EXERCISE INSTRUCTIONS: Retype each line of the material exactly, please, skipping any picture in it.

EXTRACTED RECORDS:
....

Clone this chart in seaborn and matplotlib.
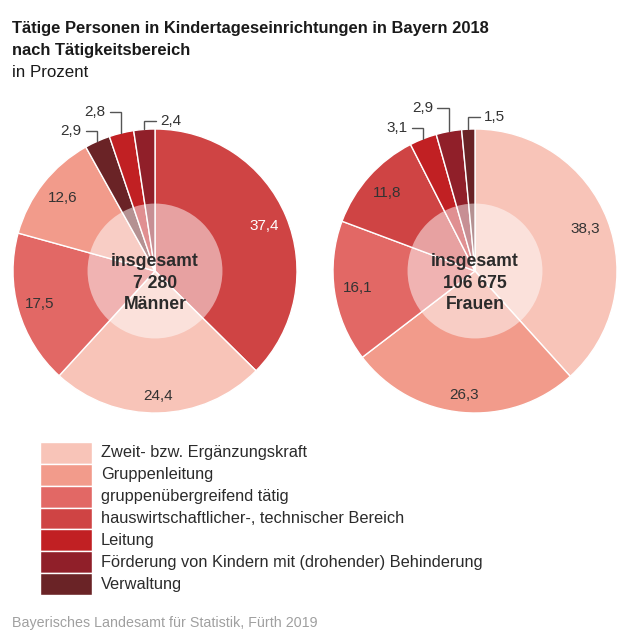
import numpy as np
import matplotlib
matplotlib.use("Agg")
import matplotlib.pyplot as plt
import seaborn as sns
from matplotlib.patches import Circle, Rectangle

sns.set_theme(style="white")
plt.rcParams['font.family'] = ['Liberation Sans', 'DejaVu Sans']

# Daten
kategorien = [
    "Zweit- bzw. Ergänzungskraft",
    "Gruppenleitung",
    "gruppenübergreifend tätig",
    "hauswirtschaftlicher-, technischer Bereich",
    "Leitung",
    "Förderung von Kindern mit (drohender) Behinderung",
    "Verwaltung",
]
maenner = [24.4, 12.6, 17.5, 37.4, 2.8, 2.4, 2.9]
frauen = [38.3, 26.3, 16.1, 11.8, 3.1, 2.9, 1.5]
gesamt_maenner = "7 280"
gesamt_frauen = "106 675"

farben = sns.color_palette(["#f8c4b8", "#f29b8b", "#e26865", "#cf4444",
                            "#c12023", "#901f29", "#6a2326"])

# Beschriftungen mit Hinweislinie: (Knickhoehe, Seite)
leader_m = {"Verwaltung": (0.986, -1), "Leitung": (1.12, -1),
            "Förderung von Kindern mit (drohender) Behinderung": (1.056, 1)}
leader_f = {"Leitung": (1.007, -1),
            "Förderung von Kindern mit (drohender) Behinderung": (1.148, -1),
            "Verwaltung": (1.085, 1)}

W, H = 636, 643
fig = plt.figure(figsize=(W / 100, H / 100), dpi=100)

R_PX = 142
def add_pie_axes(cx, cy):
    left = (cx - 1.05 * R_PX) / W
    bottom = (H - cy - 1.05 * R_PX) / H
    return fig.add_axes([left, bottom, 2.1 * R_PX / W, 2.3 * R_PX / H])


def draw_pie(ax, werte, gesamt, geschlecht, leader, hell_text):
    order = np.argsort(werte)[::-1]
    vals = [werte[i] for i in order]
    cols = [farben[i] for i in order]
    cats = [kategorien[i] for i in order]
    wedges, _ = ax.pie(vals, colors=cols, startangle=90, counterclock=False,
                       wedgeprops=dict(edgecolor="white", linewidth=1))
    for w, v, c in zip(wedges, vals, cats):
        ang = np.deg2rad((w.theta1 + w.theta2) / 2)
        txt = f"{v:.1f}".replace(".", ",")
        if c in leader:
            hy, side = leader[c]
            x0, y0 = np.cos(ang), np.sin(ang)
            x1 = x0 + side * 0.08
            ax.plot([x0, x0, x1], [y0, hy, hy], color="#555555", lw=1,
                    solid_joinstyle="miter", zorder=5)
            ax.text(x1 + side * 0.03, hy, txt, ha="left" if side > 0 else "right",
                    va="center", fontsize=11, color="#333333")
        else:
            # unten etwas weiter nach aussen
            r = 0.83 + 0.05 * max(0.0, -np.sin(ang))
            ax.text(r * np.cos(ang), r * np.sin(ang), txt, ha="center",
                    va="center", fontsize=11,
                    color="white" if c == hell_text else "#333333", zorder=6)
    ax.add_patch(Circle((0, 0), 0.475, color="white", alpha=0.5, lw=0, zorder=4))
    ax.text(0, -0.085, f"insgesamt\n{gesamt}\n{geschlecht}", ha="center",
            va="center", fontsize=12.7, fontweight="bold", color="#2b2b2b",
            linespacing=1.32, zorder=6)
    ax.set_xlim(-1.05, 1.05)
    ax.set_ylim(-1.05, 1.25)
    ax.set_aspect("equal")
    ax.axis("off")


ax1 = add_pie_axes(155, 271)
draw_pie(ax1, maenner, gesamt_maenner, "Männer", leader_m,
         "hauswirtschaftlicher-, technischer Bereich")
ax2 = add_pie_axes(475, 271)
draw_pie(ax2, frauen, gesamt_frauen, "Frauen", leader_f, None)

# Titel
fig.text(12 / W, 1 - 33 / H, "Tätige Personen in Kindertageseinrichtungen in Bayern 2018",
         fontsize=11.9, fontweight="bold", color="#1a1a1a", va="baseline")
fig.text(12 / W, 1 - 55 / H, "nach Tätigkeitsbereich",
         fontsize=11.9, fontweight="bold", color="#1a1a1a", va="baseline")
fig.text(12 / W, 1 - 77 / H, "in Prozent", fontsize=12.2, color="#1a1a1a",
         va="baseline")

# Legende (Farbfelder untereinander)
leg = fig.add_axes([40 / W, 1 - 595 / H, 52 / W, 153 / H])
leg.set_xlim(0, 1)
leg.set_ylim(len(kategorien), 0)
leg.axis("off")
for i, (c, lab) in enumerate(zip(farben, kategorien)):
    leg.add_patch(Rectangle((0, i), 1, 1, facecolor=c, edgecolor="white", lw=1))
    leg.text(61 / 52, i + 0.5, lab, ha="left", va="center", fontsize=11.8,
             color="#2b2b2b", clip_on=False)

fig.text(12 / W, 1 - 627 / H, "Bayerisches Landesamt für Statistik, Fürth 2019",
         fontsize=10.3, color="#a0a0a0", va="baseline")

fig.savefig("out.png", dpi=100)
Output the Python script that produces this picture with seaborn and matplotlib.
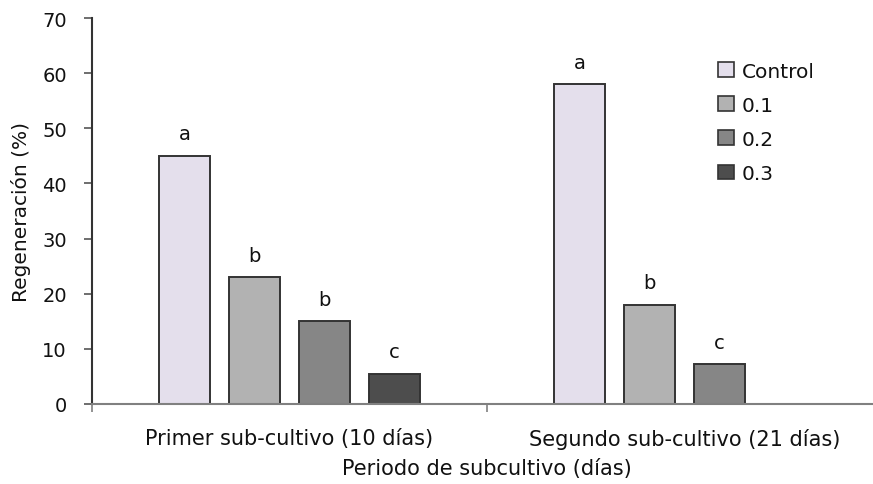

....

EXERCISE RESPONSE:
Clone this chart in seaborn and matplotlib.
import numpy as np
import matplotlib
matplotlib.use("Agg")
import matplotlib.pyplot as plt
import seaborn as sns
from matplotlib.patches import Circle, Rectangle

sns.set_theme(style="white")
plt.rcParams['font.family'] = ['Liberation Sans', 'DejaVu Sans']

# Daten
kategorien = [
    "Zweit- bzw. Ergänzungskraft",
    "Gruppenleitung",
    "gruppenübergreifend tätig",
    "hauswirtschaftlicher-, technischer Bereich",
    "Leitung",
    "Förderung von Kindern mit (drohender) Behinderung",
    "Verwaltung",
]
maenner = [24.4, 12.6, 17.5, 37.4, 2.8, 2.4, 2.9]
frauen = [38.3, 26.3, 16.1, 11.8, 3.1, 2.9, 1.5]
gesamt_maenner = "7 280"
gesamt_frauen = "106 675"

farben = sns.color_palette(["#f8c4b8", "#f29b8b", "#e26865", "#cf4444",
                            "#c12023", "#901f29", "#6a2326"])

# Beschriftungen mit Hinweislinie: (Knickhoehe, Seite)
leader_m = {"Verwaltung": (0.986, -1), "Leitung": (1.12, -1),
            "Förderung von Kindern mit (drohender) Behinderung": (1.056, 1)}
leader_f = {"Leitung": (1.007, -1),
            "Förderung von Kindern mit (drohender) Behinderung": (1.148, -1),
            "Verwaltung": (1.085, 1)}

W, H = 636, 643
fig = plt.figure(figsize=(W / 100, H / 100), dpi=100)

R_PX = 142
def add_pie_axes(cx, cy):
    left = (cx - 1.05 * R_PX) / W
    bottom = (H - cy - 1.05 * R_PX) / H
    return fig.add_axes([left, bottom, 2.1 * R_PX / W, 2.3 * R_PX / H])


def draw_pie(ax, werte, gesamt, geschlecht, leader, hell_text):
    order = np.argsort(werte)[::-1]
    vals = [werte[i] for i in order]
    cols = [farben[i] for i in order]
    cats = [kategorien[i] for i in order]
    wedges, _ = ax.pie(vals, colors=cols, startangle=90, counterclock=False,
                       wedgeprops=dict(edgecolor="white", linewidth=1))
    for w, v, c in zip(wedges, vals, cats):
        ang = np.deg2rad((w.theta1 + w.theta2) / 2)
        txt = f"{v:.1f}".replace(".", ",")
        if c in leader:
            hy, side = leader[c]
            x0, y0 = np.cos(ang), np.sin(ang)
            x1 = x0 + side * 0.08
            ax.plot([x0, x0, x1], [y0, hy, hy], color="#555555", lw=1,
                    solid_joinstyle="miter", zorder=5)
            ax.text(x1 + side * 0.03, hy, txt, ha="left" if side > 0 else "right",
                    va="center", fontsize=11, color="#333333")
        else:
            # unten etwas weiter nach aussen
            r = 0.83 + 0.05 * max(0.0, -np.sin(ang))
            ax.text(r * np.cos(ang), r * np.sin(ang), txt, ha="center",
                    va="center", fontsize=11,
                    color="white" if c == hell_text else "#333333", zorder=6)
    ax.add_patch(Circle((0, 0), 0.475, color="white", alpha=0.5, lw=0, zorder=4))
    ax.text(0, -0.085, f"insgesamt\n{gesamt}\n{geschlecht}", ha="center",
            va="center", fontsize=12.7, fontweight="bold", color="#2b2b2b",
            linespacing=1.32, zorder=6)
    ax.set_xlim(-1.05, 1.05)
    ax.set_ylim(-1.05, 1.25)
    ax.set_aspect("equal")
    ax.axis("off")


ax1 = add_pie_axes(155, 271)
draw_pie(ax1, maenner, gesamt_maenner, "Männer", leader_m,
         "hauswirtschaftlicher-, technischer Bereich")
ax2 = add_pie_axes(475, 271)
draw_pie(ax2, frauen, gesamt_frauen, "Frauen", leader_f, None)

# Titel
fig.text(12 / W, 1 - 33 / H, "Tätige Personen in Kindertageseinrichtungen in Bayern 2018",
         fontsize=11.9, fontweight="bold", color="#1a1a1a", va="baseline")
fig.text(12 / W, 1 - 55 / H, "nach Tätigkeitsbereich",
         fontsize=11.9, fontweight="bold", color="#1a1a1a", va="baseline")
fig.text(12 / W, 1 - 77 / H, "in Prozent", fontsize=12.2, color="#1a1a1a",
         va="baseline")

# Legende (Farbfelder untereinander)
leg = fig.add_axes([40 / W, 1 - 595 / H, 52 / W, 153 / H])
leg.set_xlim(0, 1)
leg.set_ylim(len(kategorien), 0)
leg.axis("off")
for i, (c, lab) in enumerate(zip(farben, kategorien)):
    leg.add_patch(Rectangle((0, i), 1, 1, facecolor=c, edgecolor="white", lw=1))
    leg.text(61 / 52, i + 0.5, lab, ha="left", va="center", fontsize=11.8,
             color="#2b2b2b", clip_on=False)

fig.text(12 / W, 1 - 627 / H, "Bayerisches Landesamt für Statistik, Fürth 2019",
         fontsize=10.3, color="#a0a0a0", va="baseline")

fig.savefig("out.png", dpi=100)
Output the Python script that produces this picture with seaborn and matplotlib.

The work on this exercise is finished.